Residential ministers relocate but maintain connection with students

September 23, 2020

Dahlgren Chapel of the Sacred Heart, Georgetown University Photo by Brooke Dudek

Residential ministers (RMs) moved out of their dormitories and into alternative housing last week at the request of Georgetown University residential staff. 

The residential staff decided to move RMs in light of the anticipated high utility costs to continue housing them in largely empty buildings, according to an email sent to RMs in early September. For the remainder of the fall semester, most dormitories will be vacated and shut down, preventing unnecessary expenditures for heating, cooling, plumbing, electricity, and other utilities. According to the email sent to the RMs, RMs for the Village A and Village B residential communities will continue serving the current residents of their communities. 

The updated housing for other RMs includes off-campus housing and relocation to the Jesuit residences for Jesuit RMs. Some RMs are also moving to lower floors in their initially assigned dormitories.

Despite the inconvenience of moving residences several weeks into the semester, many RMs were supportive of the decision and grateful for the resources provided by the university during the moving period. “There’s a little bit of a flurry of panic in the disruption… but everyone I’ve talked to so far has had a little bit of fun exploring their new space,” Abigail Dean, one of the RMs for Harbin Hall, said. 

According to relocated RMs, many were provided with additional space and amenities in their new housing, assuaging the annoyance of an early-semester relocation. “All of us were into the rhythm of the semester, so it certainly was a significant adjustment for us,” Rev. Matthew Carnes, S.J, a residential minister for Kennedy Hall, said. “But I think we’re also grateful to be able to work the way we do and do the things we can with students, and to know that other alternative housing was provided, so that made it, I think, a little bit easier on everyone.” 

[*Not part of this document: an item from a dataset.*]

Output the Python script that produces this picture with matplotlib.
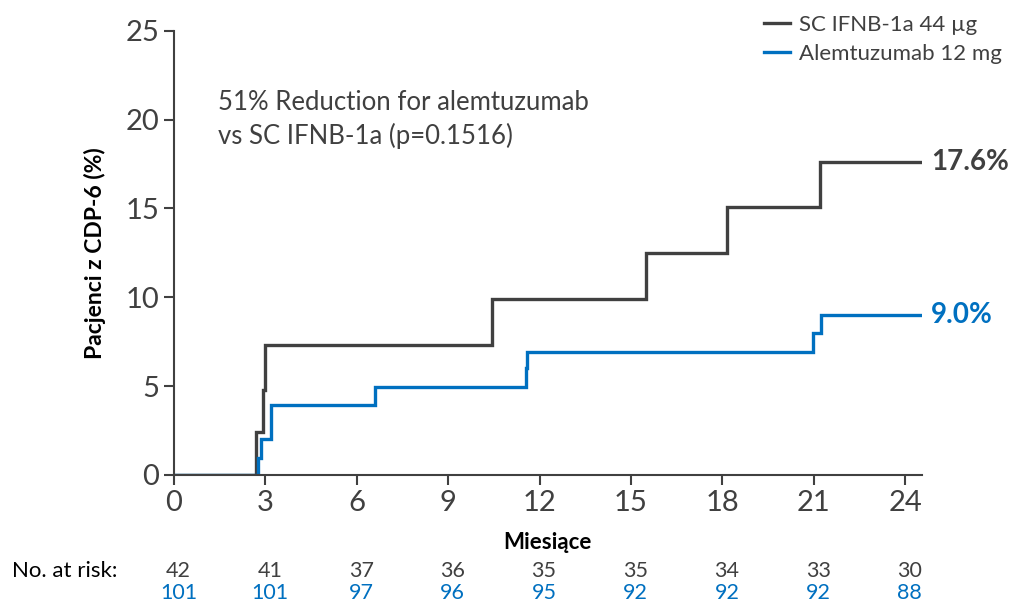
import matplotlib.pyplot as plt
import numpy as np

plt.rcParams['font.family'] = ['Lato', 'DejaVu Sans']

# Kaplan-Meier step data (months, cumulative % with CDP-6)
ifn_times = [0, 2.69, 2.93, 2.98, 10.45, 15.48, 18.16, 21.2, 24.55]
ifn_pct = [0, 2.44, 4.8, 7.32, 9.9, 12.49, 15.08, 17.6, 17.6]
alem_times = [0, 2.77, 2.87, 3.2, 6.59, 11.54, 11.6, 20.98, 21.23, 24.55]
alem_pct = [0, 0.94, 2.0, 3.94, 4.97, 6.0, 6.94, 7.97, 9.0, 9.0]

risk_months = [0, 3, 6, 9, 12, 15, 18, 21, 24]
risk_ifn = [42, 41, 37, 36, 35, 35, 34, 33, 30]
risk_alem = [101, 101, 97, 96, 95, 92, 92, 92, 88]

dark = '#404040'
blue = '#0070C0'

fig = plt.figure(figsize=(10.17, 6.03), dpi=100)
ax = fig.add_axes([0.171, 0.2123, 0.7355, 0.7368])

ax.step(ifn_times, ifn_pct, where='post', color=dark, lw=2.4,
        label='SC IFNB-1a 44 µg', solid_joinstyle='miter')
ax.step(alem_times, alem_pct, where='post', color=blue, lw=2.4,
        label='Alemtuzumab 12 mg', solid_joinstyle='miter')

ax.set_xlim(0, 24.55)
ax.set_ylim(0, 25)
ax.set_xticks(risk_months)
ax.set_yticks([0, 5, 10, 15, 20, 25])
ax.spines[['top', 'right']].set_visible(False)
for s in ['left', 'bottom']:
    ax.spines[s].set_color(dark)
    ax.spines[s].set_linewidth(1.5)
ax.tick_params(colors=dark, labelcolor=dark, labelsize=21, width=1.5, length=7)

ax.set_ylabel('Pacjenci z CDP-6 (%)', fontsize=16.5, fontweight='bold', color='black', labelpad=14)
ax.set_xlabel('Miesiące', fontsize=16, fontweight='bold', color='black', labelpad=12)

ax.text(1.45, 20.0, '51% Reduction for alemtuzumab\nvs SC IFNB-1a (p=0.1516)',
        fontsize=18.5, color=dark, va='center', linespacing=1.35)

ax.text(24.85, ifn_pct[-1], f'{ifn_pct[-1]:.1f}%', fontsize=20, fontweight='bold',
        color=dark, va='center', clip_on=False)
ax.text(24.85, alem_pct[-1], f'{alem_pct[-1]:.1f}%', fontsize=20, fontweight='bold',
        color=blue, va='center', clip_on=False)

fig.legend(loc='upper right', bbox_to_anchor=(1.005, 1.008), frameon=False,
           fontsize=16, handlelength=1.2, handletextpad=0.4, labelspacing=0.4,
           labelcolor=dark)

# numbers at risk under the x axis
fig.text(0.012, 1 - 571 / 603, 'No. at risk:', fontsize=16, color='black', va='center')
for m, a, b in zip(risk_months, risk_ifn, risk_alem):
    ax.annotate(str(a), xy=(m + 0.15, 0), xycoords='data', xytext=(0, -69),
                textcoords='offset points', ha='center', va='center',
                fontsize=15.5, color=dark, annotation_clip=False)
    ax.annotate(str(b), xy=(m + 0.15, 0), xycoords='data', xytext=(0, -85),
                textcoords='offset points', ha='center', va='center',
                fontsize=15.5, color=blue, annotation_clip=False)

fig.savefig('out.png', dpi=100)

Carnes relocated from Kennedy Hall to the Jesuit residences in Wolfington Hall, which he deemed “a very easy move.” For RMs who moved to the Georgetown neighborhood from on-campus dormitories, assistance was provided in the form of university-hired movers, according to Rev. David Pratt, a residential minister for Reynolds Hall. 

Many RMs have found silver linings in the relocation process. “I’m very aware of how displaced so many students have been, and so this has been a very slight way of sharing some of that displacement,” Carnes said. “It actually has given me an appreciation of what they’re going through and I think, actually, probably makes us even better ministers because we’re more attentive and can feel in our own hearts and our own bodies what that’s like to have to move.”

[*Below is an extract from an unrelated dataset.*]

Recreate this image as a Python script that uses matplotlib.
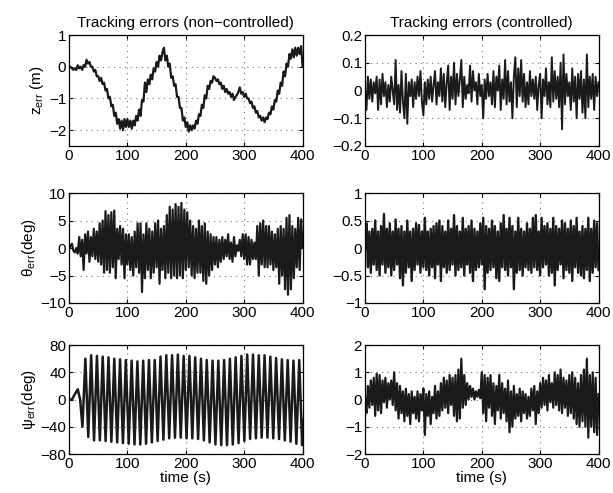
import numpy as np
import matplotlib.pyplot as plt

plt.rcParams['font.family'] = ['Liberation Sans', 'DejaVu Sans']
plt.rcParams['font.size'] = 10
plt.rcParams['mathtext.fontset'] = 'custom'
plt.rcParams['mathtext.rm'] = 'Liberation Sans'
plt.rcParams['mathtext.it'] = 'Liberation Sans:italic'

# time base for the sampled signals (2.5 s step)
t = np.linspace(0, 400, 161)

# z error, non-controlled (m)
z_nc = [0.0, 0.0, -0.05, -0.1,
        -0.05, -0.1, 0.05, -0.05,
        0.0, -0.1, 0.05, 0.0,
        0.22, 0.1, 0.15, 0.0,
        0.0, -0.15, -0.1, -0.3,
        -0.3, -0.45, -0.35, -0.55,
        -0.5, -0.75, -0.7, -1.0,
        -0.95, -1.25, -1.2, -1.55,
        -1.45, -1.8, -1.65, -1.95,
        -1.7, -2.0, -1.65, -1.9,
        -1.65, -1.9, -1.7, -1.95,
        -1.7, -1.85, -1.55, -1.7,
        -1.35, -1.55, -1.05, -1.1,
        -0.5, -0.8, -0.4, -0.55,
        -0.25, -0.4, -0.05, -0.15,
        0.15, 0.0, 0.35, 0.2,
        0.45, 0.6, 0.2, 0.35,
        0.0, 0.1, -0.35, -0.3,
        -0.6, -0.55, -0.95, -0.95,
        -1.3, -1.3, -1.7, -1.6,
        -1.9, -1.75, -2.05, -1.85,
        -2.0, -1.85, -1.95, -1.7,
        -1.8, -1.5, -1.55, -1.2,
        -1.3, -0.9, -1.0, -0.6,
        -0.7, -0.45, -0.5, -0.3,
        -0.35, -0.45, -0.4, -0.55,
        -0.5, -0.7, -0.6, -0.8,
        -0.7, -0.85, -0.8, -0.95,
        -0.85, -1.05, -0.95, -0.9,
        -0.8, -0.65, -0.85, -0.8,
        -0.95, -0.85, -1.0, -1.0,
        -1.15, -1.1, -1.3, -1.25,
        -1.45, -1.4, -1.6, -1.55,
        -1.7, -1.6, -1.75, -1.6,
        -1.65, -1.45, -1.5, -1.25,
        -1.35, -1.05, -1.1, -0.75,
        -0.85, -0.5, -0.6, -0.15,
        -0.3, 0.1, 0.0, 0.4,
        0.25, 0.55, 0.3, 0.6,
        0.35, 0.6, 0.4, 0.65,
        0.0]

# z error, controlled (m)
z_c = [0.0, -0.07, 0.05, -0.03,
       0.04, -0.04, 0.03, -0.01,
       0.05, -0.07, 0.04, -0.05,
       0.06, -0.02, 0.03, -0.06,
       0.02, -0.04, 0.05, 0.0,
       -0.05, 0.11, -0.07, 0.02,
       -0.08, 0.07, -0.04, -0.10,
       0.06, -0.12, 0.03, -0.02,
       0.04, -0.06, 0.03, -0.03,
       0.05, -0.02, 0.07, -0.04,
       -0.09, 0.03, -0.05, 0.04,
       -0.03, 0.05, -0.04, 0.02,
       0.07, -0.05, 0.03, -0.02,
       0.08, -0.04, 0.06, -0.06,
       0.03, 0.09, -0.07, 0.05,
       -0.03, 0.10, -0.05, 0.06,
       -0.02, 0.04, 0.11, -0.06,
       0.05, -0.03, 0.02, -0.01,
       0.09, -0.04, 0.07, 0.0,
       0.03, -0.05, 0.06, -0.02,
       0.02, -0.10, 0.04, -0.03,
       0.06, -0.02, 0.03, -0.05,
       0.07, -0.06, 0.05, 0.0,
       0.09, -0.07, 0.04, -0.03,
       0.11, -0.05, 0.07, -0.04,
       0.03, -0.10, 0.05, 0.12,
       -0.06, 0.08, -0.02, 0.11,
       -0.04, 0.06, -0.06, 0.03,
       -0.05, 0.07, -0.02, 0.04,
       -0.03, 0.05, -0.07, 0.02,
       0.06, -0.10, 0.04, -0.02,
       0.08, -0.05, 0.03, -0.06,
       0.12, -0.04, 0.07, -0.03,
       0.05, -0.06, 0.10, -0.14,
       0.13, -0.05, 0.06, -0.02,
       0.03, -0.07, 0.08, -0.04,
       0.05, -0.10, 0.06, -0.03,
       0.07, -0.08, 0.04, -0.10,
       0.13, -0.06, 0.05, -0.03,
       0.06, -0.07, 0.05, -0.02,
       0.03]

# theta error, non-controlled (deg)
th_nc = [0.0, 0.3, 0.8, -0.5,
         -0.8, 0.0, -1.0, 2.0,
         -1.5, 1.5, -4.0, 2.5,
         -1.0, 3.0, -2.5, 2.0,
         -1.5, 3.5, -2.0, 3.0,
         -2.5, 4.5, -3.0, 5.0,
         -4.5, 6.7, -4.0, 6.0,
         -4.5, 6.5, -3.5, 6.8,
         -5.5, 3.5, -2.0, 4.0,
         -3.0, 3.5, -5.5, 2.5,
         -3.0, 2.5, -4.0, 2.0,
         -5.0, 3.0, -3.5, 4.5,
         -4.5, 4.5, -8.0, 2.5,
         -5.5, 4.5, -4.0, 3.5,
         -5.5, 3.0, -4.5, 4.5,
         -3.5, 5.0, -6.5, 3.5,
         -4.0, 4.0, -5.5, 6.0,
         -4.5, 7.5, -5.5, 7.0,
         -5.0, 8.0, -5.5, 7.5,
         -5.0, 8.2, -5.5, 7.0,
         -4.0, 6.5, -3.5, 5.0,
         -5.0, 4.0, -5.5, 3.5,
         -4.5, 5.0, -4.5, 4.0,
         -6.0, 4.5, -6.5, 3.0,
         -5.0, 2.5, -4.0, 2.0,
         -3.0, 2.0, -3.5, 1.5,
         -2.5, 2.0, -2.0, 1.5,
         -1.5, 2.5, -2.0, 1.0,
         -2.5, 2.0, -1.5, 0.5,
         -0.5, 1.5, -1.5, 2.5,
         -2.0, 2.5, -3.0, 2.0,
         -3.0, 1.5, -2.0, 1.0,
         -2.0, 4.0, -5.0, 4.5,
         -3.0, 5.0, -3.5, 4.0,
         -3.5, 4.0, -3.0, 3.0,
         -4.0, 2.5, -3.5, 3.5,
         -6.5, 4.0, -5.0, 3.5,
         -7.5, 5.5, -8.5, 6.0,
         -7.5, 4.0, -5.5, 3.5,
         -3.5, 5.5, -4.0, 5.2,
         0.0]

# theta error, controlled (deg)
th_c = [0.0, 0.45, -0.35, 0.3,
        -0.45, 0.35, -0.3, 0.5,
        -0.4, 0.3, -0.5, 0.4,
        -0.3, 0.62, -0.45, 0.35,
        -0.35, 0.45, -0.5, 0.3,
        -0.4, 0.52, -0.3, 0.35,
        -0.55, 0.4, -0.68, 0.3,
        -0.45, 0.5, -0.35, 0.3,
        -0.6, 0.35, -0.4, 0.45,
        -0.3, 0.42, -0.45, 0.3,
        -0.35, 0.55, -0.4, 0.3,
        -0.5, 0.35, -0.35, 0.4,
        -0.55, 0.45, -0.3, 0.5,
        -0.6, 0.4, -0.35, 0.3,
        -0.45, 0.5, -0.4, 0.35,
        -0.3, 0.6, -0.5, 0.4,
        -0.4, 0.3, -0.35, 0.55,
        -0.5, 0.35, -0.3, 0.4,
        -0.45, 0.5, -0.6, 0.35,
        -0.4, 0.3, -0.35, 0.45,
        -0.3, 0.55, -0.75, 0.4,
        -0.45, 0.35, -0.4, 0.5,
        -0.35, 0.4, -0.55, 0.3,
        -0.6, 0.45, -0.35, 0.6,
        -0.4, 0.35, -0.5, 0.55,
        -0.35, 0.4, -0.75, 0.3,
        -0.45, 0.55, -0.4, 0.35,
        -0.5, 0.3, -0.35, 0.45,
        -0.4, 0.35, -0.45, 0.55,
        -0.35, 0.6, -0.4, 0.3,
        -0.5, 0.55, -0.35, 0.4,
        -0.3, 0.45, -0.5, 0.35,
        -0.45, 0.55, -0.68, 0.4,
        -0.4, 0.35, -0.3, 0.5,
        -0.55, 0.45, -0.4, 0.35,
        -0.45, 0.5, -0.6, 0.4,
        -0.35, 0.55, -0.45, 0.3,
        -0.5, 0.4, -0.55, 0.35,
        -0.4, 0.55, -0.6, 0.35,
        -0.45, 0.5, -0.35, 0.45,
        -0.4]

# psi error, non-controlled (deg): start-up, then peak/trough pairs
psi_start_t = [0, 5, 10, 15, 19, 23]
psi_start = [0, 0, 8, 15, 0, -40]
psi_peaks = [60, 65, 64, 63, 62, 60, 59, 58, 57, 56, 57, 58, 58, 63, 65, 65,
             66, 64, 64, 62, 60, 58, 57, 57, 58, 60, 62, 64, 66, 66, 65, 65,
             63, 61, 59, 58, 57, 58]
psi_troughs = [-55, -60, -60, -61, -62, -63, -64, -65, -66, -66, -65, -63,
               -61, -59, -57, -56, -56, -57, -57, -58, -60, -63, -66, -67,
               -67, -66, -64, -61, -58, -57, -56, -56, -57, -58, -60, -62,
               -65, -67]

# psi error, controlled (deg)
psi_c = [0.0, -0.5, 0.5, -0.3,
         0.7, -0.2, 0.8, -0.6,
         0.95, -0.4, 0.9, -0.5,
         0.7, -0.1, 0.8, -0.3,
         0.6, 0.0, 0.7, -0.2,
         1.0, -0.4, 0.6, -0.7,
         0.5, -0.5, 0.3, -0.8,
         0.4, -0.6, 0.2, -0.9,
         0.3, -0.5, 0.1, -0.7,
         0.3, -0.8, 0.2, -0.4,
         0.4, -1.3, 0.2, -0.6,
         0.3, -0.9, 0.1, -0.5,
         0.5, -0.7, 0.3, -0.6,
         0.6, -0.4, 0.8, -0.3,
         0.7, -0.5, 0.9, -0.2,
         0.8, -0.6, 0.9, -0.8,
         1.1, -0.7, 1.5, -0.3,
         0.9, -0.2, 0.6, 0.0,
         0.5, 0.1, 0.4, 0.0,
         0.3, 0.1, 0.35, 0.05,
         1.0, -0.5, 0.9, -0.8,
         0.8, -0.3, 0.9, -0.6,
         0.6, -0.9, 0.5, -0.4,
         0.9, -0.7, 0.6, -0.5,
         0.4, -0.8, 0.7, -1.2,
         0.3, -1.0, 0.5, -0.7,
         0.2, -0.6, 0.4, -0.8,
         0.3, -0.5, 0.2, -0.7,
         0.1, -0.6, 0.4, -0.4,
         0.5, -0.9, 0.3, -0.5,
         0.6, -0.3, 0.8, -0.2,
         0.7, -0.4, 0.9, -0.1,
         0.6, -0.3, 1.0, -0.2,
         0.9, -0.4, 1.1, -0.5,
         0.8, -0.3, 0.7, -0.6,
         0.9, -0.5, 1.0, -0.7,
         0.8, -0.9, 0.6, -1.0,
         0.9, -0.8, 1.1, -1.0,
         1.5, -1.4, 0.9, -1.0,
         1.0, -1.2, 0.8, -1.3,
         0.2]

# assemble psi non-controlled
psi_osc = []
for p, q in zip(psi_peaks, psi_troughs):
    psi_osc += [p, q]
t_osc = 28 + 4.95 * np.arange(len(psi_osc))
t_psi = np.concatenate([psi_start_t, t_osc, [400]])
psi_nc = np.concatenate([psi_start, psi_osc, [-30]])

fig = plt.figure(figsize=(6.13, 4.93), dpi=100)

lx, rx, w = 0.1126, 0.5954, 0.381
rows = [(0.7039, 0.225), (0.3854, 0.223), (0.0791, 0.221)]

panels = [
    (0, 0, t, z_nc, (-2.5, 1), [-2, -1, 0, 1], ['\u22122', '\u22121', '0', '1'],
     r'z$_{\mathrm{err}}$ (m)', 1.6),
    (0, 1, t, z_c, (-0.2, 0.2), [-0.2, -0.1, 0, 0.1, 0.2],
     ['\u22120.2', '\u22120.1', '0', '0.1', '0.2'], None, 1.4),
    (1, 0, t, th_nc, (-10, 10), [-10, -5, 0, 5, 10],
     ['\u221210', '\u22125', '0', '5', '10'], '\u03b8$_{\\mathrm{err}}$(deg)', 1.6),
    (1, 1, t, th_c, (-1, 1), [-1, -0.5, 0, 0.5, 1],
     ['\u22121', '\u22120.5', '0', '0.5', '1'], None, 1.7),
    (2, 0, t_psi, psi_nc, (-80, 80), [-80, -40, 0, 40, 80],
     ['\u221280', '\u221240', '0', '40', '80'], '\u03c8$_{\\mathrm{err}}$(deg)', 1.8),
    (2, 1, t, psi_c, (-2, 2), [-2, -1, 0, 1, 2],
     ['\u22122', '\u22121', '0', '1', '2'], None, 1.6),
]

for r, c, x, y, yl, yt, ytl, lab, lw in panels:
    b, h = rows[r]
    ax = fig.add_axes([lx if c == 0 else rx, b, w, h])
    ax.plot(x, y, color='#1a1a1a', lw=lw)
    ax.set_xlim(0, 400)
    ax.set_ylim(*yl)
    ax.set_xticks([0, 100, 200, 300, 400])
    ax.set_yticks(yt)
    ax.set_yticklabels(ytl)
    ax.grid(True, linestyle=(0, (1, 4)), color='#777777', lw=0.8)
    ax.tick_params(direction='in', top=True, right=True, length=3,
                   labelsize=11, pad=2)
    for s in ax.spines.values():
        s.set_linewidth(0.9)
    if lab:
        ax.set_ylabel(lab, fontsize=11, labelpad=2)
    if r == 2:
        ax.set_xlabel('time (s)', fontsize=11, labelpad=0)
    if r == 0:
        ax.set_title('Tracking errors (non\u2212controlled)' if c == 0
                     else 'Tracking errors (controlled)', fontsize=11, pad=6)

fig.savefig('out.png', dpi=100)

In reflecting on his own moving process, Pratt echoed the Jesuit sentiment of men and women for others. “Doing a small part to preserve jobs is what one expects from a Catholic and Jesuit institution,” he wrote in an email to the Voice. “The move makes us think of others!”

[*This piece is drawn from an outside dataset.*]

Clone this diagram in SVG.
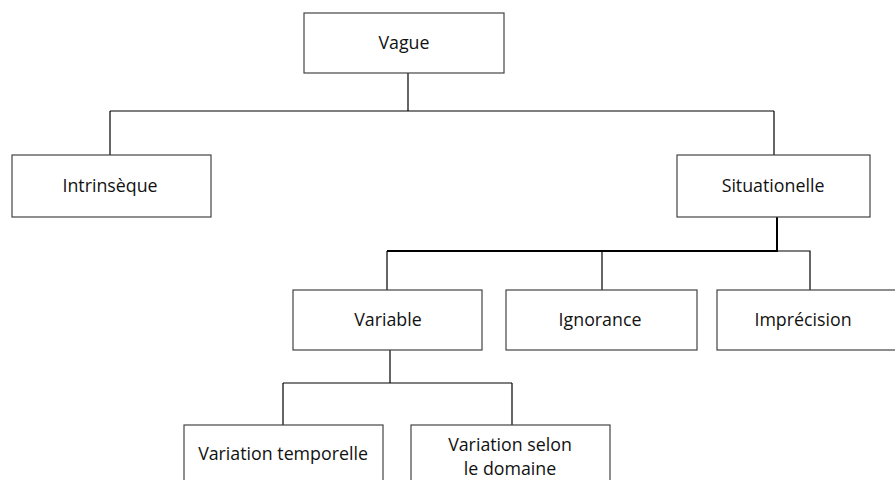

RMs are looking forward to continuing to connect with students from their new housing. Making spiritual and personal connections with students through a virtual medium is not an easy task, but RMs are ramping up their efforts to make an impact. While returning RMs are maintaining communication with the students who resided in their dorms last year, new RMs have been instructed to connect with first-year students who have never lived on campus. “We’re sending more emails than previously,” Dean explained. “Some of the RMs are also hosting prayer or Bible study sessions via Zoom, so there are definitely still ways to make that connection.”

Most of all, RMs are eagerly anticipating the return of students to campus in the near future so they can resume ministry in a personal, face-to-face setting. Still, they appreciate the relationships they’re maintaining with their students online. “The best part is getting to have these relationships and be with these people,” Dean said. “That’s not a burden, that’s a gift.”